All primitive types and compositions of primitive types are equivalent here (with respect to both mutability and memory layout/size being statically known). As the name says, they’re “just bits”.

Primitive types are also immutable, and yet a variable holding a primitive type can be reassigned any other value (as long as it’s not const):

julia> a = 2  # primitive
2

julia> a = missing  # immutable `struct`, even if not primitive
missing

julia> a = 3  # primitive again

Yes but if a is an array of immutable structs how does

a[1] = Mystruct(1,"foo",2.0)

get implemented other than for a to be secretly an array of pointers, for the new Mystruct to be heap allocated and then a[1] updated to point to the new struct.

Otherwise Julia would have to prove that there’s nothing like

b= Ref(a[1])

So that it could mutate the immutable struct in place without this mutation “leaking”

Again, primitive types are equivalent here, and yet no one thinks that Vector{Int8} holds a pointer for each Int8 value.

Just a note: this isn’t “plain data”/“isbits”, because String is mutable. This is actually explicitly noted in the unreleased docs.
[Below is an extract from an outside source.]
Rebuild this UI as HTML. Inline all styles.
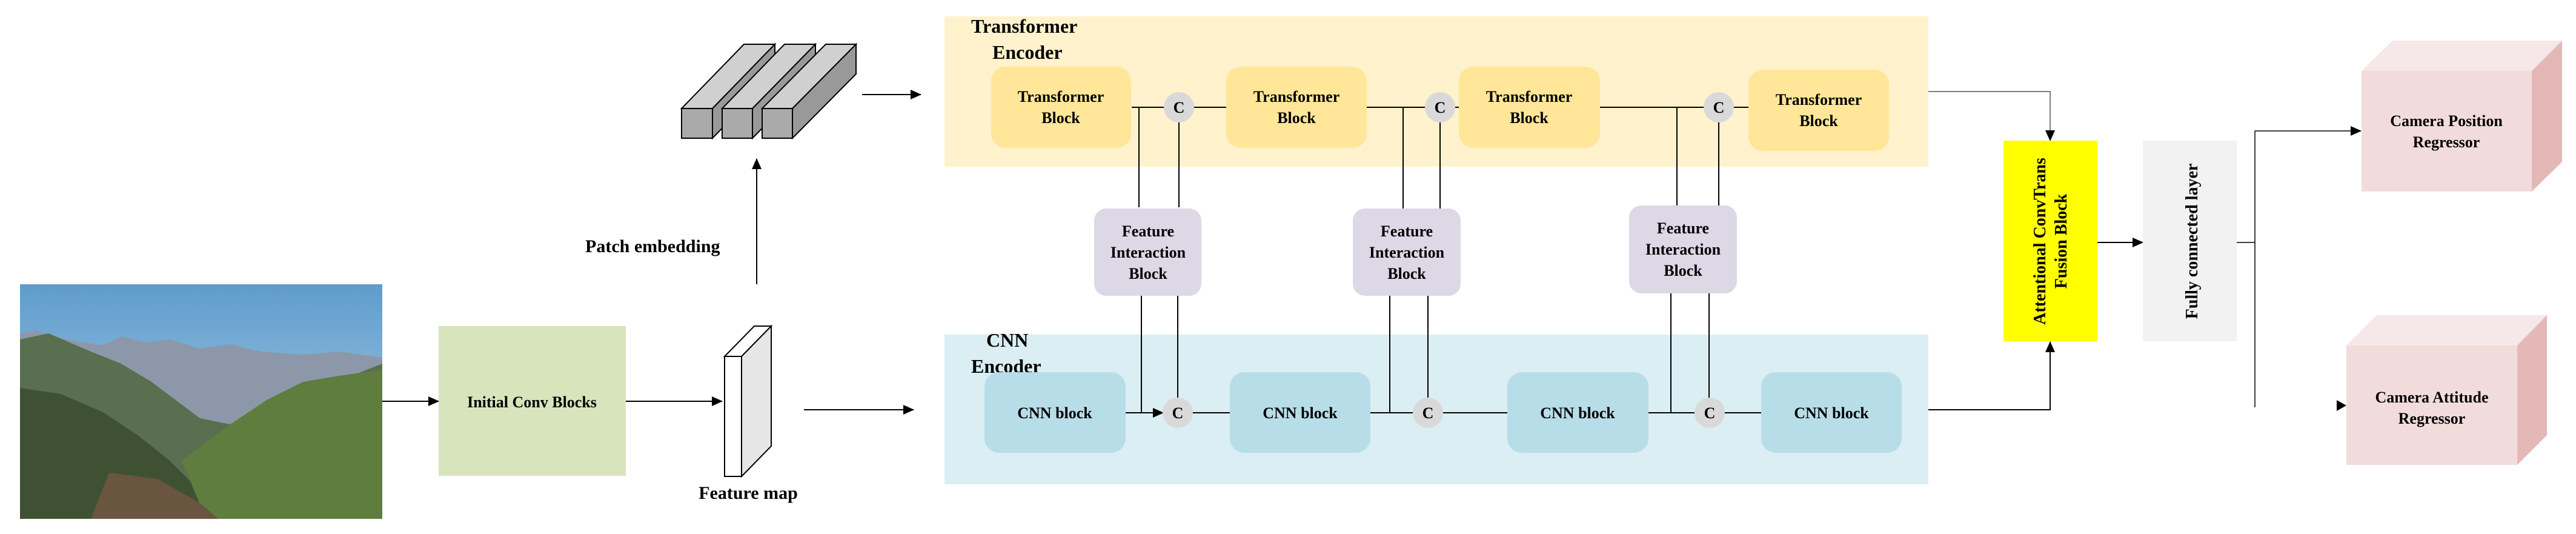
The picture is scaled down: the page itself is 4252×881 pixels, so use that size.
<!DOCTYPE html>
<html><head><meta charset="utf-8"><style>
html,body{margin:0;padding:0;background:#fff;}
svg{display:block;}
text{font-family:"Liberation Serif",serif;font-weight:bold;fill:#000;}
</style></head><body>
<svg width="4252" height="881" viewBox="0 0 4252 881" xmlns="http://www.w3.org/2000/svg">
<defs>
<marker id="a" markerWidth="10" markerHeight="10" refX="9" refY="5" orient="auto" markerUnits="userSpaceOnUse"><path d="M0,0 L10,5 L0,10 z" fill="#000"/></marker>
<marker id="b" markerWidth="18" markerHeight="16" refX="17" refY="8" orient="auto" markerUnits="userSpaceOnUse"><path d="M0,0 L18,8 L0,16 z" fill="#000"/></marker>
<linearGradient id="sky" x1="0" y1="0" x2="0" y2="1"><stop offset="0" stop-color="#5f9ccc"/><stop offset="1" stop-color="#b9d7e8"/></linearGradient>
</defs>

<!-- image -->
<g>
<rect x="33" y="469" width="598" height="387" fill="url(#sky)"/>
<polygon points="33,550 60,545 110,560 170,570 200,555 240,565 280,560 330,575 380,568 430,580 500,585 560,580 631,590 631,856 33,856" fill="#8c98aa"/>
<polygon points="33,560 80,550 150,580 200,600 250,630 290,660 330,690 380,700 420,690 460,660 520,640 580,620 631,600 631,856 33,856" fill="#5a6e50"/>
<polygon points="33,640 100,650 170,680 230,720 280,760 320,800 360,856 33,856" fill="#3e5233"/>
<polygon points="300,760 380,700 440,660 500,630 560,620 631,610 631,856 340,856" fill="#5f7d3e"/>
<polygon points="180,780 260,790 330,830 360,856 150,856" fill="#6a5540"/>
</g>

<!-- Initial conv -->
<rect x="724" y="538" width="309" height="247" fill="#D8E4BC"/>
<text x="878" y="672" font-size="26" text-anchor="middle">Initial Conv Blocks</text>
<line x1="631" y1="662" x2="724" y2="662" stroke="#000" stroke-width="2" marker-end="url(#b)"/>
<line x1="1033" y1="662" x2="1192" y2="662" stroke="#000" stroke-width="2" marker-end="url(#b)"/>

<!-- feature map -->
<polygon points="1196,588 1224,588 1273,538 1245,538" fill="#fff" stroke="#000" stroke-width="2"/>
<polygon points="1224,588 1273,538 1273,736 1224,786" fill="#e6e6e6" stroke="#000" stroke-width="2"/>
<rect x="1196" y="588" width="28" height="198" fill="#fff" stroke="#000" stroke-width="2"/>
<text x="1235" y="823" font-size="30" text-anchor="middle">Feature map</text>
<line x1="1327" y1="676" x2="1508" y2="676" stroke="#000" stroke-width="2" marker-end="url(#b)"/>

<!-- patch embedding -->
<line x1="1249" y1="469" x2="1249" y2="262" stroke="#000" stroke-width="2" marker-end="url(#b)"/>
<text x="966" y="416" font-size="30">Patch embedding</text>
<g stroke="#000" stroke-width="2">
<polygon points="1125,179 1176,179 1279,73 1228,73" fill="#d0d0d0"/>
<polygon points="1176,179 1279,73 1279,122 1176,228" fill="#999"/>
<rect x="1125" y="179" width="51" height="49" fill="#aaa"/>
<polygon points="1192,179 1242,179 1346,73 1295,73" fill="#d0d0d0"/>
<polygon points="1242,179 1346,73 1346,122 1242,228" fill="#999"/>
<rect x="1192" y="179" width="50" height="49" fill="#aaa"/>
<polygon points="1258,179 1308,179 1413,73 1363,73" fill="#d0d0d0"/>
<polygon points="1308,179 1413,73 1413,122 1308,228" fill="#999"/>
<rect x="1258" y="179" width="50" height="49" fill="#aaa"/>
</g>
<line x1="1423" y1="156" x2="1520" y2="156" stroke="#000" stroke-width="2" marker-end="url(#b)"/>

<!-- panels -->
<rect x="1559" y="27" width="1624" height="248" fill="#FFF2CC"/>
<rect x="1559" y="552" width="1624" height="247" fill="#DAEEF3"/>
<text x="1603" y="54" font-size="32">Transformer</text>
<text x="1638" y="97" font-size="32">Encoder</text>
<text x="1628" y="572" font-size="32">CNN</text>
<text x="1603" y="615" font-size="32">Encoder</text>

<!-- connection lines -->
<g stroke="#000" stroke-width="2" fill="none">
<line x1="1868" y1="177" x2="2024" y2="177"/>
<line x1="2256" y1="177" x2="2408" y2="177"/>
<line x1="2641" y1="177" x2="2886" y2="177"/>
<line x1="1880" y1="177" x2="1880" y2="342"/>
<line x1="1946" y1="177" x2="1946" y2="342"/>
<line x1="2316" y1="177" x2="2316" y2="344"/>
<line x1="2377" y1="177" x2="2377" y2="344"/>
<line x1="2768" y1="177" x2="2768" y2="339"/>
<line x1="2837" y1="177" x2="2837" y2="339"/>
<line x1="1884" y1="488" x2="1884" y2="681"/>
<line x1="1944" y1="488" x2="1944" y2="681"/>
<line x1="2294" y1="488" x2="2294" y2="681"/>
<line x1="2357" y1="488" x2="2357" y2="681"/>
<line x1="2758" y1="484" x2="2758" y2="681"/>
<line x1="2821" y1="484" x2="2821" y2="681"/>
<line x1="2262" y1="681" x2="2488" y2="681"/>
<line x1="2721" y1="681" x2="2907" y2="681"/>
<line x1="1944" y1="681" x2="2030" y2="681"/>
</g>
<line x1="1858" y1="681" x2="1920" y2="681" stroke="#000" stroke-width="2" marker-end="url(#b)"/>

<!-- transformer blocks -->
<g fill="#FFE699">
<rect x="1636" y="110" width="231" height="134" rx="24"/>
<rect x="2024" y="110" width="232" height="134" rx="24"/>
<rect x="2408" y="110" width="233" height="134" rx="24"/>
<rect x="2886" y="115" width="232" height="134" rx="24"/>
</g>
<g font-size="26" text-anchor="middle">
<text x="1751" y="168">Transformer</text><text x="1751" y="203">Block</text>
<text x="2140" y="168">Transformer</text><text x="2140" y="203">Block</text>
<text x="2524" y="168">Transformer</text><text x="2524" y="203">Block</text>
<text x="3002" y="173">Transformer</text><text x="3002" y="208">Block</text>
</g>

<!-- FIB -->
<g fill="#DDD8E6">
<rect x="1806" y="344" width="177" height="144" rx="20"/>
<rect x="2233" y="344" width="178" height="144" rx="20"/>
<rect x="2689" y="339" width="178" height="145" rx="20"/>
</g>
<g font-size="26" text-anchor="middle">
<text x="1895" y="390">Feature</text><text x="1895" y="425">Interaction</text><text x="1895" y="460">Block</text>
<text x="2322" y="390">Feature</text><text x="2322" y="425">Interaction</text><text x="2322" y="460">Block</text>
<text x="2778" y="385">Feature</text><text x="2778" y="420">Interaction</text><text x="2778" y="455">Block</text>
</g>

<!-- CNN blocks -->
<g fill="#B7DDE8">
<rect x="1625" y="614" width="233" height="133" rx="24"/>
<rect x="2030" y="614" width="232" height="133" rx="24"/>
<rect x="2488" y="614" width="233" height="133" rx="24"/>
<rect x="2907" y="614" width="232" height="133" rx="24"/>
</g>
<g font-size="26" text-anchor="middle">
<text x="1741" y="690">CNN block</text>
<text x="2146" y="690">CNN block</text>
<text x="2604" y="690">CNN block</text>
<text x="3023" y="690">CNN block</text>
</g>

<!-- C circles -->
<g fill="#D9D9D9">
<circle cx="1946" cy="177" r="25"/><circle cx="2377" cy="177" r="25"/><circle cx="2837" cy="177" r="25"/>
<circle cx="1944" cy="681" r="25"/><circle cx="2357" cy="681" r="25"/><circle cx="2822" cy="681" r="25"/>
</g>
<g font-size="26" text-anchor="middle">
<text x="1946" y="186">C</text><text x="2377" y="186">C</text><text x="2837" y="186">C</text>
<text x="1944" y="690">C</text><text x="2357" y="690">C</text><text x="2822" y="690">C</text>
</g>

<!-- to fusion -->
<polyline points="3183,151 3384,151 3384,232" fill="none" stroke="#555" stroke-width="1.5" marker-end="url(#b)"/>
<polyline points="3183,676 3384,676 3384,564" fill="none" stroke="#000" stroke-width="2" marker-end="url(#b)"/>
<rect x="3307" y="232" width="155" height="331" fill="#FFFF00"/>
<g font-size="28" text-anchor="middle">
<text transform="translate(3376,398) rotate(-90)">Attentional ConvTrans</text>
<text transform="translate(3411,398) rotate(-90)">Fusion Block</text>
</g>
<line x1="3462" y1="400" x2="3537" y2="400" stroke="#000" stroke-width="2" marker-end="url(#b)"/>
<rect x="3537" y="232" width="155" height="331" fill="#F2F2F2"/>
<text transform="translate(3627,398) rotate(-90)" font-size="28" text-anchor="middle">Fully connected layer</text>
<g stroke="#000" stroke-width="1.5" fill="none">
<line x1="3692" y1="400" x2="3722" y2="400"/>
<line x1="3722" y1="216" x2="3722" y2="672"/>
</g>
<line x1="3722" y1="216" x2="3897" y2="216" stroke="#000" stroke-width="1.5" marker-end="url(#b)"/>
<path d="M3857,660 L3873,669 L3857,678 z" fill="#000"/>

<!-- regressors -->
<polygon points="3898,117 3949,67 4229,67 4179,117" fill="#F6E8E8"/>
<polygon points="4179,117 4229,67 4229,267 4179,316" fill="#E4B8B6"/>
<rect x="3898" y="117" width="281" height="199" fill="#F2DCDB"/>
<text x="4038" y="208" font-size="26" text-anchor="middle">Camera Position</text>
<text x="4038" y="243" font-size="26" text-anchor="middle">Regressor</text>

<polygon points="3873,570 3923,520 4204,520 4155,570" fill="#F6E8E8"/>
<polygon points="4155,570 4204,520 4204,718 4155,767" fill="#E4B8B6"/>
<rect x="3873" y="570" width="282" height="197" fill="#F2DCDB"/>
<text x="4014" y="664" font-size="26" text-anchor="middle">Camera Attitude</text>
<text x="4014" y="699" font-size="26" text-anchor="middle">Regressor</text>
</svg>
</body></html>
When you call a[1], you’re copying (at least logically) the element of a at index 1, because the elements are immutable/plain data. Thus Ref(a[1]) is equivalent to:

v = a[1]  # copy
Ref(v)    # no relation to `a`
1 Like

Logically, yes, but when the struct has 37 megabytes of data (for example it contains a string with war and peace in it), one hopes not actually. This is the difference between isbits and not isbits. Though I suppose the struct probably just has a pointer to the string… My assumption was that in order to make for an efficient implementation you’d use a pointer, which is easy to copy, so you could do a for loop over i.

for I in 1:10
   d = a[I]
   stuff = summarize(d)
   println(stuff)
end

Without actually copying all the data in a[i]. For example suppose it has 1000 fields and each field is a tuple of 500 numbers, or whatever.

If the struct isbits and is small, or the array is of floats or whatever, it makes perfect sense to just copy the value. If the value is thousands of bytes, it makes more sense to use a pointer I’d think.